The Whitman allegation is that Brown's Oakland, where the city attorney was paid $180,000 and where a number of workers made more than $200,000 (many of them firefighters), is just like Bell. The comparison is ridiculous on its face. Perhaps that's too much for city workers to make, but it's not wildly out of line. Police and fire officials all over the state make unseemly amounts when overtime is thrown in. And a recent LA Times survey found the average pay of a city manager in Los Angeles County was more than $200,000.
This flier isn't an outlier. It's symptomatic of a Whitman war room operation that, at cost to its credibility, insists on making wildly -- and unnecessarily -- exaggerated claims about Brown. It's not clear why the war room behaves this way, because Brown's long record in public life provides so many targets for attack that the truth alone -- heck, simply quoting all the bizarre things Brown has said over the years -- should be more than enough to sow serious doubts about the Democratic nominee.
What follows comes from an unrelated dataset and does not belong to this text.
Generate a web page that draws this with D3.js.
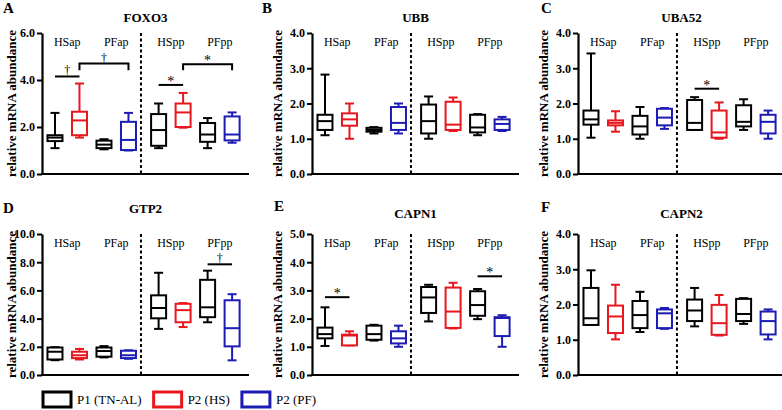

One wonders if the Whitman exaggerations aren't getting in the way of more fruitful, honest attacks. Let me take just one small example. The Whitman campaign, over and over, calls Brown a "Sacramento politician" by way of insult. He's undoubtedly a politician, but it's not at all clear that he's a Sacramento figure -- and that fact could be the basis of attack.
Brown has a long history of avoiding Sacramento, even when public office should have required him to spend more time there. Perhaps most famously, he ran for president twice during his first two terms as governor, shirking his official duties for such long stretches that the national media took notice. And even as attorney general, he has spent relatively little time in Sacramento, preferring to manage from a satellite office closer to his home in Oakland.
Whitman's campaign could -- and should -- raise the question of whether Brown has spent enough time in Sacramento, and whether he's neglected official duties in past jobs because he was too busy running for his next job. Given Brown's record, voters should be concerned about whether he will be devoted to the job if he wins. But it's hard to make that case when the Whitman campaign is repeating, mindlessly, that he's a Sacramento politician.
So how about a new sign at camp Whitman, right from the New Testament (John 8:32)? "And you will know the truth, and the truth will make you free."